Weit verbreitet sei zudem ein „demokratisches Schamanentum“, also die Versammlung einer demokratisch verfassten Bevölkerung um eine symbolische Gesetzgebung, die der Beruhigung diene. Die Gründe für diese Schnelligkeit in der Legislative sieht der Verfassungsrichter in der immer stärker ausgeprägten Komplexität der Lebensumstände und in der Globalisierung, die immer neue Probleme und bislang unbekannte Fragestellungen mit sich bringe. Dies werde flankiert von Abstimmungsschwierigkeiten auf EU-Ebene, die den Gesetzgebungsprozess ebenfalls komplexer mache. Eine Entschleunigung der Gesetzgebung ist Prof. Jentsch zufolge dringend geboten: „Schnelligkeit und Beschleunigung dürfen kein Maßstab für die Legislative sein!“.

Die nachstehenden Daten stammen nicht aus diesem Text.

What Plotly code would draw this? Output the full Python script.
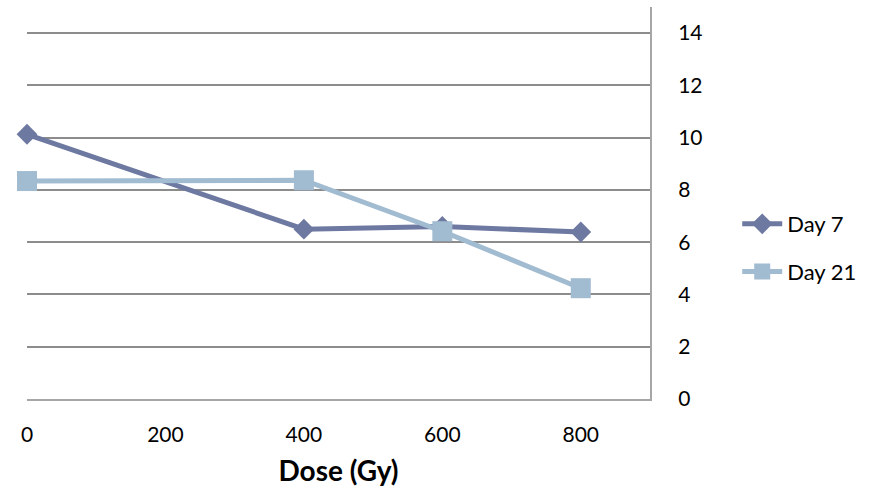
import plotly.graph_objects as go

dose = [0, 400, 600, 800]
day7 = [10.13, 6.5, 6.6, 6.39]
day21 = [8.34, 8.37, 6.42, 4.24]
x_ticks = [0, 200, 400, 600, 800]
y_ticks = [0, 2, 4, 6, 8, 10, 12, 14]

FONT = "Lato"
fig = go.Figure()
fig.add_trace(go.Scatter(
    x=dose, y=day7, name="Day 7", mode="lines+markers", legendgroup="a",
    line=dict(color="#6E79A1", width=5),
    marker=dict(symbol="diamond", size=16, color="#6E79A1"),
    cliponaxis=False,
))
fig.add_trace(go.Scatter(
    x=dose, y=day21, name="Day 21", mode="lines+markers", legendgroup="b",
    line=dict(color="#A1BBD1", width=5),
    marker=dict(symbol="square", size=20, color="#A1BBD1"),
    cliponaxis=False,
))

fig.update_layout(
    width=878, height=489,
    margin=dict(l=27, r=228, t=7, b=90),
    paper_bgcolor="white", plot_bgcolor="white",
    font=dict(family=FONT, size=21, color="black"),
    showlegend=True,
    legend=dict(x=1.14, y=0.50, xanchor="left", yanchor="top",
                tracegroupgap=16, font=dict(size=22), itemwidth=40,
                bgcolor="rgba(0,0,0,0)"),
    xaxis=dict(range=[0, 900], tickvals=x_ticks, showgrid=False,
               showline=True, linecolor="#A6A6A6", linewidth=2,
               zeroline=False, ticks="", ticklabelstandoff=16,
               title=dict(text="<b>Dose (Gy)</b>", font=dict(size=28), standoff=16)),
    yaxis=dict(range=[0, 15], tickvals=y_ticks, side="right",
               showgrid=True, gridcolor="#8C8C8C", gridwidth=2,
               showline=True, linecolor="#A6A6A6", linewidth=2,
               zeroline=False, ticks="", ticklabelstandoff=22),
)
fig.write_html("out.html")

In der anschließenden von Stefan Schröder moderierten Diskussionsrunde wurde, wurden einige Aspekte im Gespräch vertieft. In einem Punkt waren sich alle Debattanten einig: Die Beschleunigung sei gleichzeitig mit der Entschleunigung bestimmter Abläufe verbunden. Dies lasse sich, so Falter, im Besonderen dadurch erklären, dass durch die gesteigerten, zeitlichen Anforderungen manche Entscheidungen nicht mehr ausreichend durchdacht werden könnten. Unter dieser Tatsache leide daher auch die Qualität von politischen Entscheidungen allgemein. Die digitalisierte Kommunikationswelt wolle von ihren Teilnehmern „zu schnell, zu viel“ auch darüber war sich die Runde einig. Jentsch beklagte eine vollständige Konzeptlosigkeit der Politik. Dies sei in der Kommunalpolitik in erhöhtem, erschreckenden Maße zu beobachten und zeige sich in einer Unwilligkeit Projekte einmal wirklich anzupacken.
Ein vergleichbares Problem wurde von Kraus aufgeworfen: die fehlenden Konzepte und die Intransparenz politischer Prozess seien nicht geeignet junge Menschen zu einem Engagement in der Politik zu motivieren. Die Schule könne dem selbst mit dem besten Politikunterricht nicht entgegensteuern. Das Fehlen von Konzepten sei auch ein Folge der Verabschiedung vom humboldschen’ Bildungsideal.